Recall that in January, Muslim gunmen killed 11 people at the Charlie Hebdo offices in Paris for publishing cartoons satirizing the Prophet Mohammed. Like the Pope Benedict condom portrait, those cartoons weren’t “hate-based,” however offensive they were to Muslims. Their purpose was to satirize and mock certain aspects of Islam, just as Johnson’s piece is meant to satirize and mock the Catholic Church’s teachings on birth control.

Days after the Charlie Hebdo shootings, The New York Times announced it would not reprint the Mohammed cartoons. “We have a standard that is pretty simple,” executive editor Dean Baquet told Politico. “We don’t run things that are designed to gratuitously offend.” He went on:

‘That’s what the French cartoons were actually designed to do. That was their purpose, and for that publication it is a fine purpose. But it isn’t ours. So I had to decide whether it was so important to the story to show the drawings, important enough to drop the standard. And the answer was they were not. We could describe them. And anyone who wanted to see them could easily do so.’

‘By the way, to really show what the fuss was about you have to show the most over the top drawings. Otherwise, people won’t really understand the story,’ he added. ‘Go have a look at those. They would not have met the standards of most news organizations.’

UPDATE (3:31 p.m.): Baquet sends a follow-up email, adding:

‘And obviously don’t expect all to agree. But let’s not forget the Muslim family in Brooklyn who read us and is offended by any depiction of what he sees as his prophet. I don’t give a damn about the head of ISIS but I do care about that family and it is arrogant to ignore them.’

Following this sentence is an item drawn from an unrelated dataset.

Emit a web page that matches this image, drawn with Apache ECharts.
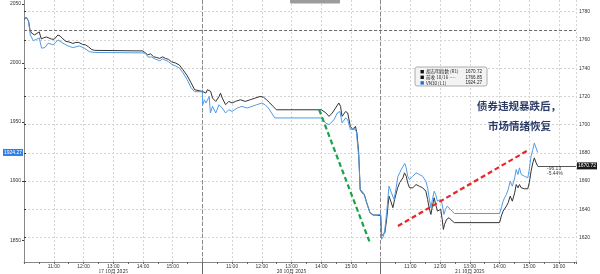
<!DOCTYPE html>
<html><head><meta charset="utf-8">
<script src="https://cdn.jsdelivr.net/npm/echarts@6/dist/echarts.min.js"></script>
<style>html,body{margin:0;padding:0;background:#fff}#c{width:600px;height:274px}</style>
</head><body><div id="c"></div>
<script>
// x = trading-session hours from 17 Oct 10:00 (HKT); each day spans 6 units (10:00-16:00)
const hourTicks = [1,2,3,4,5,7,8,9,10,11,13,14,15,16,17,18];
const hourTickLabels = ['11:00','12:00','13:00','14:00','15:00','11:00','12:00','13:00','14:00','15:00','11:00','12:00','13:00','14:00','15:00','16:00'];
const dayCenters = [3,9,15];
const dayLabels = ['17 10月 2025','20 10月 2025','21 10月 2025'];
const dayBreaks = [6,12];
const leftTicks = [1850,1900,1950,2000,2050];
const rightTicks = [1620,1640,1660,1680,1700,1720,1740,1760,1780];

const vniData = [
[0.00,1774.8],[0.02,1775.5],[0.08,1775.9],[0.15,1773.4],[0.20,1767.1],[0.25,1764.9],[0.35,1763.5],[0.41,1764.2],[0.51,1765.7],[0.58,1760.7],[0.65,1761.4],[0.75,1762.1],[0.81,1761.8],[0.91,1760.7],[1.01,1760.4],[1.14,1763.5],[1.21,1762.8],[1.31,1760.7],[1.41,1758.9],[1.51,1758.6],[1.64,1757.5],[1.74,1758.2],[1.84,1758.2],[1.97,1756.8],[2.07,1756.5],[2.17,1755.1],[2.27,1753.3],[2.37,1752.6],[4.00,1752.2],[4.06,1751.2],[4.16,1749.4],[4.26,1750.1],[4.36,1748.0],[4.46,1747.6],[4.56,1746.9],[4.66,1748.0],[4.76,1746.9],[4.86,1746.2],[4.96,1744.5],[5.09,1743.7],[5.22,1742.3],[5.35,1738.8],[5.49,1734.6],[5.62,1729.6],[5.74,1724.7],
[6.00,1723.5],[6.12,1722.3],[6.17,1724.7],[6.28,1723.5],[6.34,1718.8],[6.39,1719.9],[6.45,1716.4],[6.56,1719.9],[6.61,1722.3],[6.67,1718.8],[6.78,1714.1],[6.89,1716.4],[7.00,1715.3],[7.11,1716.4],[7.28,1717.6],[7.44,1716.4],[7.61,1717.6],[7.78,1718.8],[7.94,1719.9],[8.05,1719.5],[8.16,1717.6],[8.27,1715.3],[8.38,1712.9],[8.49,1710.5],[10.00,1710.5],[10.04,1709.3],[10.15,1708.4],[10.26,1705.8],[10.37,1708.2],[10.48,1711.7],[10.59,1715.3],[10.65,1712.9],[10.70,1705.8],[10.82,1709.3],[10.89,1708.2],[10.98,1698.7],[11.07,1696.4],[11.15,1698.7],[11.20,1694.1],[11.26,1680.0],[11.31,1654.0],[11.37,1651.7],[11.45,1650.5],[11.53,1644.6],[11.64,1637.5],[11.75,1636.0],
[12.00,1635.6],[12.03,1621.0],[12.09,1619.9],[12.14,1623.4],[12.20,1632.8],[12.25,1643.4],[12.28,1649.3],[12.34,1645.7],[12.41,1641.1],[12.47,1647.0],[12.57,1655.2],[12.64,1658.9],[12.69,1659.9],[12.75,1662.3],[12.80,1665.8],[12.86,1663.4],[12.91,1658.7],[12.97,1655.2],[13.02,1654.0],[13.08,1655.2],[13.14,1656.3],[13.19,1657.5],[13.30,1656.3],[13.41,1655.2],[13.52,1652.8],[13.58,1646.9],[13.63,1641.1],[13.69,1636.3],[13.74,1642.2],[13.80,1648.1],[13.85,1643.4],[13.91,1638.7],[13.97,1637.5],[14.02,1639.9],[14.07,1632.8],[14.11,1625.7],[14.15,1629.3],[14.22,1632.8],[14.30,1634.0],[14.41,1631.6],[14.48,1630.5],[16.00,1630.5],[16.06,1635.1],[16.12,1638.7],[16.17,1639.9],[16.23,1642.2],[16.29,1644.6],[16.36,1649.3],[16.43,1645.7],[16.51,1651.7],[16.56,1657.5],[16.62,1655.2],[16.67,1657.5],[16.73,1655.2],[16.84,1654.5],[16.95,1654.5],[17.00,1658.7],[17.06,1666.9],[17.12,1672.9],[17.17,1676.4],[17.23,1672.9],[17.28,1670.72]
];

const vn30Data = [
[0.00,2038.2],[0.02,2038.2],[0.08,2038.6],[0.15,2035.6],[0.21,2023.8],[0.31,2019.0],[0.41,2020.0],[0.51,2021.3],[0.59,2012.6],[0.70,2013.1],[0.81,2016.8],[0.98,2015.4],[1.14,2019.6],[1.31,2016.8],[1.48,2014.5],[1.64,2013.1],[1.86,2014.5],[2.03,2012.6],[2.19,2009.7],[2.36,2009.0],[4.00,2008.6],[4.07,2008.4],[4.18,2005.0],[4.29,2005.2],[4.40,2003.5],[4.57,2001.9],[4.66,2003.5],[4.85,2001.3],[4.96,1999.1],[5.09,1997.6],[5.22,1995.9],[5.35,1991.7],[5.49,1985.8],[5.62,1979.1],[5.74,1975.7],
[6.00,1975.7],[6.01,1964.7],[6.07,1968.9],[6.12,1966.1],[6.23,1971.7],[6.27,1957.7],[6.34,1963.3],[6.45,1957.7],[6.56,1964.7],[6.67,1961.9],[6.78,1957.7],[6.89,1960.5],[7.00,1959.0],[7.17,1961.9],[7.33,1963.3],[7.50,1961.9],[7.67,1963.3],[7.83,1964.7],[8.00,1966.1],[8.11,1964.7],[8.22,1961.9],[8.33,1957.7],[8.44,1953.5],[10.00,1953.5],[10.04,1952.0],[10.15,1949.2],[10.26,1947.8],[10.43,1952.0],[10.54,1957.7],[10.63,1959.0],[10.70,1949.2],[10.82,1953.5],[10.89,1952.0],[10.98,1943.6],[11.09,1945.0],[11.18,1942.1],[11.26,1921.0],[11.31,1892.9],[11.42,1890.1],[11.53,1881.7],[11.64,1873.2],[11.75,1870.9],
[12.00,1871.8],[12.03,1850.7],[12.09,1853.0],[12.14,1859.1],[12.20,1873.2],[12.25,1887.2],[12.28,1895.7],[12.34,1891.5],[12.38,1892.9],[12.45,1884.5],[12.53,1895.7],[12.58,1904.1],[12.64,1907.0],[12.69,1909.8],[12.75,1912.6],[12.81,1914.9],[12.86,1911.2],[12.91,1904.1],[12.97,1901.3],[13.02,1899.9],[13.08,1904.1],[13.14,1905.6],[13.19,1907.0],[13.30,1905.6],[13.41,1904.1],[13.52,1899.9],[13.58,1894.3],[13.63,1885.9],[13.69,1877.4],[13.74,1884.5],[13.80,1891.5],[13.85,1888.7],[13.91,1883.0],[13.97,1881.7],[14.02,1884.5],[14.07,1880.2],[14.13,1871.8],[14.18,1876.0],[14.24,1878.8],[14.35,1876.0],[14.48,1872.6],[16.00,1872.6],[16.06,1877.4],[16.12,1883.0],[16.17,1885.9],[16.23,1888.7],[16.29,1892.9],[16.36,1899.9],[16.43,1895.7],[16.51,1902.8],[16.56,1909.8],[16.62,1905.6],[16.67,1911.2],[16.73,1905.6],[16.84,1904.1],[16.95,1902.8],[17.00,1909.8],[17.06,1921.0],[17.12,1926.7],[17.17,1932.3],[17.23,1928.1],[17.28,1924.27]
];

const prevClose = 1766.85;
const lastVni = 1670.72;
const lastVn30 = 1924.27;
const changeText = ['-96.13', '-5.44%'];
const legendRows = [
  {name:'胡志明指数 (R1)', value:'1670.72', color:'#111'},
  {name:'前收 10/16 ----', value:'1766.85', color:'#111'},
  {name:'VN30 (L1)', value:'1924.27', color:'#1f6fe0'}
];
const greenArrow = [[9.93,1710.5],[11.62,1617.2]];
const redArrow = [[12.58,1628.1],[17.0,1682.3]];

const X_MIN = 0, X_MAX = 18.57;
const LEFT_MIN = 1831.5, LEFT_MAX = 2053.4;
const RIGHT_MIN = 1602.6, RIGHT_MAX = 1788.3;
const numFont = '"Liberation Sans", Arial, sans-serif';
const labCol = '#333';
const plain = (v) => String(v);

const chart = echarts.init(document.getElementById('c'), null, {renderer:'canvas'});

const legendGraphics = [{
  type:'rect', shape:{x:415, y:67, width:72, height:19, r:2},
  style:{fill:'#f3f3f3', stroke:'#9a9a9a', lineWidth:0.8}, z:100
}];
legendRows.forEach((r, i) => {
  const cy = 71.7 + i * 5.6;
  legendGraphics.push({type:'rect', shape:{x:420.5, y:cy-1.7, width:3.4, height:3.4}, style:{fill:r.color}, z:101});
  legendGraphics.push({type:'text', style:{x:426, y:cy, text:r.name, font:'4.6px "Noto Sans CJK SC", sans-serif', fill:'#222', verticalAlign:'middle'}, z:101});
  legendGraphics.push({type:'text', style:{x:482, y:cy, text:r.value, font:'4.6px ' + numFont, fill:'#222', align:'right', verticalAlign:'middle'}, z:101});
});

chart.setOption({
  animation:false,
  backgroundColor:'#fff',
  grid:{left:20, right:20, top:0, bottom:11.3, containLabel:false},
  xAxis:[{
    type:'value', min:X_MIN, max:X_MAX, interval:1,
    axisLine:{show:true, onZero:false, lineStyle:{color:'#888', width:1}},
    axisTick:{show:true, length:2, lineStyle:{color:'#666'}},
    minorTick:{show:true, splitNumber:2, length:2, lineStyle:{color:'#666'}},
    axisLabel:{show:true, margin:2, fontSize:5, color:labCol, fontFamily:numFont,
      formatter:(v)=>{ const r=Math.round(v); if (Math.abs(v-r)>1e-6) return ''; const i=hourTicks.indexOf(r); return i>=0?hourTickLabels[i]:''; }},
    splitLine:{show:true, lineStyle:{color:'#d4d4d4', type:[2,2], width:1}}
  },{
    type:'value', min:X_MIN, max:X_MAX, position:'bottom',
    axisLine:{show:false},
    axisTick:{show:true, customValues:dayBreaks, length:12, lineStyle:{color:'#666', width:1}},
    axisLabel:{show:true, customValues:dayCenters, margin:7, fontSize:5, color:labCol, fontFamily:'"Noto Sans CJK SC", ' + numFont,
      formatter:(v)=>{ const i=dayCenters.indexOf(Math.round(v)); return i>=0?dayLabels[i]:''; }},
    splitLine:{show:true, lineStyle:{color:'#8a8a8a', type:[4,2], width:1}}
  }],
  yAxis:[{
    type:'value', position:'left', min:LEFT_MIN, max:LEFT_MAX,
    axisLine:{show:true, lineStyle:{color:'#888'}},
    axisTick:{show:true, customValues:leftTicks, length:2, lineStyle:{color:'#333'}},
    axisLabel:{show:true, customValues:leftTicks, margin:3, fontSize:5, color:labCol, fontFamily:numFont, formatter:plain},
    splitLine:{show:false}
  },{
    type:'value', position:'right', min:RIGHT_MIN, max:RIGHT_MAX,
    axisLine:{show:true, lineStyle:{color:'#888'}},
    axisTick:{show:true, customValues:rightTicks, length:2, lineStyle:{color:'#333'}},
    axisLabel:{show:true, customValues:rightTicks, margin:3, fontSize:5, color:labCol, fontFamily:numFont, formatter:plain},
    splitLine:{show:true, lineStyle:{color:'#d4d4d4', type:[2,2], width:1}}
  },{
    type:'value', position:'left', min:LEFT_MIN, max:LEFT_MAX,
    axisLine:{show:false}, axisTick:{show:false}, splitLine:{show:false},
    axisLabel:{show:true, customValues:[lastVn30], margin:1, fontSize:5, color:'#fff', fontFamily:numFont,
      backgroundColor:'#2f7fe6', padding:[1,1,1,1], formatter:(v)=>v.toFixed(2)}
  },{
    type:'value', position:'right', min:RIGHT_MIN, max:RIGHT_MAX,
    axisLine:{show:false}, axisTick:{show:false}, splitLine:{show:false},
    axisLabel:{show:true, customValues:[lastVni], margin:1, fontSize:5, color:'#fff', fontFamily:numFont,
      backgroundColor:'#1a1a1a', padding:[1,1,1,1], formatter:(v)=>v.toFixed(2)}
  }],
  series:[{
    name:'胡志明指数', type:'line', xAxisIndex:0, yAxisIndex:1, data:vniData,
    showSymbol:false, symbol:'none', lineStyle:{color:'#333', width:1}, z:3,
    markLine:{silent:true, symbol:'none', animation:false, label:{show:false},
      data:[
        {yAxis:prevClose, lineStyle:{color:'#6a6a6a', type:[3,2], width:1}},
        [{coord:[vniData[vniData.length-1][0], lastVni], lineStyle:{color:'#555', type:'solid', width:1}}, {coord:[X_MAX, lastVni]}]
      ]}
  },{
    name:'VN30', type:'line', xAxisIndex:0, yAxisIndex:0, data:vn30Data,
    showSymbol:false, symbol:'none', lineStyle:{color:'#4f9ce8', width:1}, z:4
  },{
    name:'arrows', type:'line', xAxisIndex:0, yAxisIndex:1, data:[], z:6,
    markLine:{silent:true, symbol:['none','arrow'], symbolSize:[0,9], animation:false, label:{show:false},
      data:[
        [{coord:greenArrow[0], lineStyle:{color:'#16a34a', type:[5,3], width:2.2}}, {coord:greenArrow[1]}],
        [{coord:redArrow[0], lineStyle:{color:'#e8262a', type:[5,3], width:2.2}}, {coord:redArrow[1]}]
      ]}
  }],
  graphic:[
    {type:'rect', z:100, shape:{x:290, y:-2, width:50, height:5.5, r:1}, style:{fill:'#9c9c9c'}},
    ...legendGraphics,
    {type:'text', z:100, style:{x:477, y:106, text:'债券违规暴跌后，', font:'bold 10.5px "Noto Sans CJK SC", sans-serif', fill:'#2b3b66', verticalAlign:'middle'}},
    {type:'text', z:100, style:{x:488, y:126, text:'市场情绪恢复', font:'bold 10.5px "Noto Sans CJK SC", sans-serif', fill:'#2b3b66', verticalAlign:'middle'}},
    {type:'text', z:100, style:{x:547, y:168.3, text:changeText[0], font:'5px ' + numFont, fill:'#444', verticalAlign:'middle'}},
    {type:'text', z:100, style:{x:547, y:174, text:changeText[1], font:'5px ' + numFont, fill:'#444', verticalAlign:'middle'}}
  ]
});
</script></body></html>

The New York Times piece about the Pope Benedict condom portrait included a photo of the portrait, which isn’t surprising. As Politico noted, the Times has a rather recent history of publishing offensive images, from Holocaust-mocking cartoons to a painting of a black Madonna, “with a clump of elephant dung on one breast and cutouts of genitalia from pornographic magazines in the background.” And of course there’s the infamous “Piss Christ.”

There are two likely reasons the Times refused to published the Charlie Hebdo cartoons out of deference to Muslims but didn’t think twice about publishing the Pope Benedict condom portrait or any of those other images. First, liberal orthodoxy mandates that Jews and Christians are by definition impossible to offend because they are oppressors. Second, Baquet knows there won’t be any Christian or Jewish gunman showing up at the NYT office to kill him and his colleagues for publishing “things that are designed to gratuitously offend.”

Catholic Archbishop Jerome E. Listecki of Milwaukee highlighted this glaring double standard in his criticism of the museum’s decision to accept the portrait:

What about art featuring national or international popular social reconstructionists in a manner that would depict the opposite of what they represented, such as Gandhi sporting an uzi, Lincoln in Klu Klux Klan garb or Hitler with a yarmulke reading the Torah, all in the name of art and beauty? Whose art and whose beauty? I would offer that even if the art museum considered accepting any of the above examples, there would be an extensive public discussion that would take place before any decision would be made.

The museum director, Dan Keegan, says he hopes the condom piece not only stirs up “controversy” but also sparks “conversation.” But the conversation he hopes to spark is certainly not about the way his museum has insulted Catholics, or about the craven hypocrisy of The New York Times, or the absurdity of what passes for liberal piety in America today.